Fantasy role-playing game adventure

Beneath Two Suns is an adventure for fantasy role-playing games published by Mayfair Games in 1986.

==Plot summary==
Beneath Two Suns is a science-fantasy adventure scenario intended for player characters of levels 6 – 8 that takes place on the planet Kregen from the "Dray Prescott" novels by Alan Burt Akers. The adventure is set in a port reminiscent to Renaissance era Italian cities. The characters try to save a kidnapped princess and become involved in the intrigues between noble houses. The adventure contains statistics for the characters from the "Dray Prescott" novels as well as rules for the Florentine style of fighting with a sword in the right hand and a dagger in the left hand.

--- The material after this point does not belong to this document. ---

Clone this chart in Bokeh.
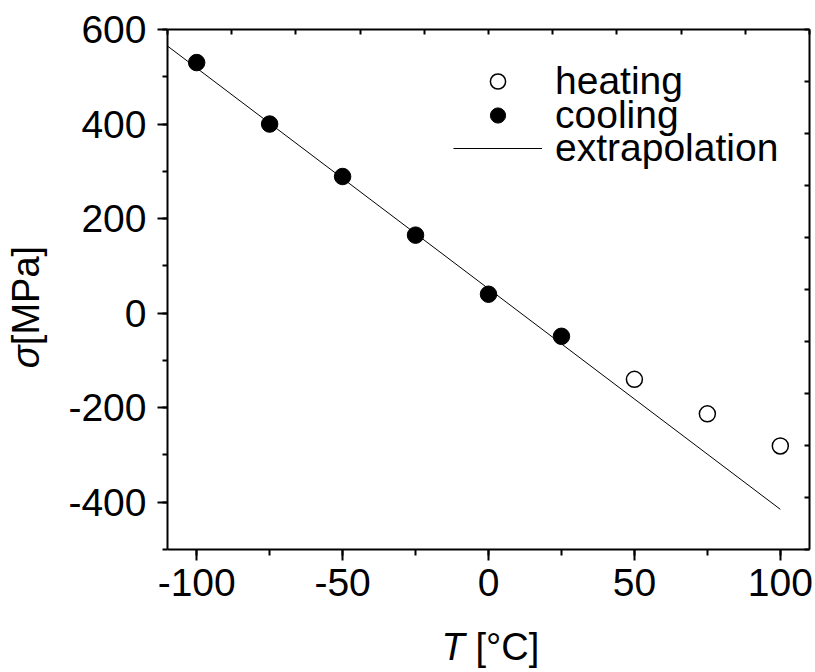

Benath Two Suns supplies player characters of various backgrounds such as Victorian London. The adventure begins with characters becoming trapped in a sort of limbo, and they awaken in chains on the world of Kregen being forced to break rocks in a quarry. The adventure includes notes from the novels about the culture and wildlife of the planet. Most of the adventure is presented in a format similar to that of a gamebook.

==Publication history==
Beneath Two Suns was written by Troy Denning, with a cover by Ken Kelly and illustrations by Todd Hamilton, and was published by Mayfair Games in 1986 as a 32-page book.

==Reception==
Graeme Davis reviewed Beneath Two Suns for White Dwarf #90. He admitted that he had read a couple of the Prescott books, but "wasn't particularly struck by them; hardened fans may well get more out of this adventure than I did". He calls the adventure "a complicated piece of skullduggery, as can be seen from the daunting-looking flowchart at the front". He found that the gamebook-like format "may restrict the party's possible actions uncomfortably. Having said that, though, there is a nice balance between fighting and role-playing [...] especially if the GM is prepared to put in a bit of preparation work and wing it if the party get away from the expected plot."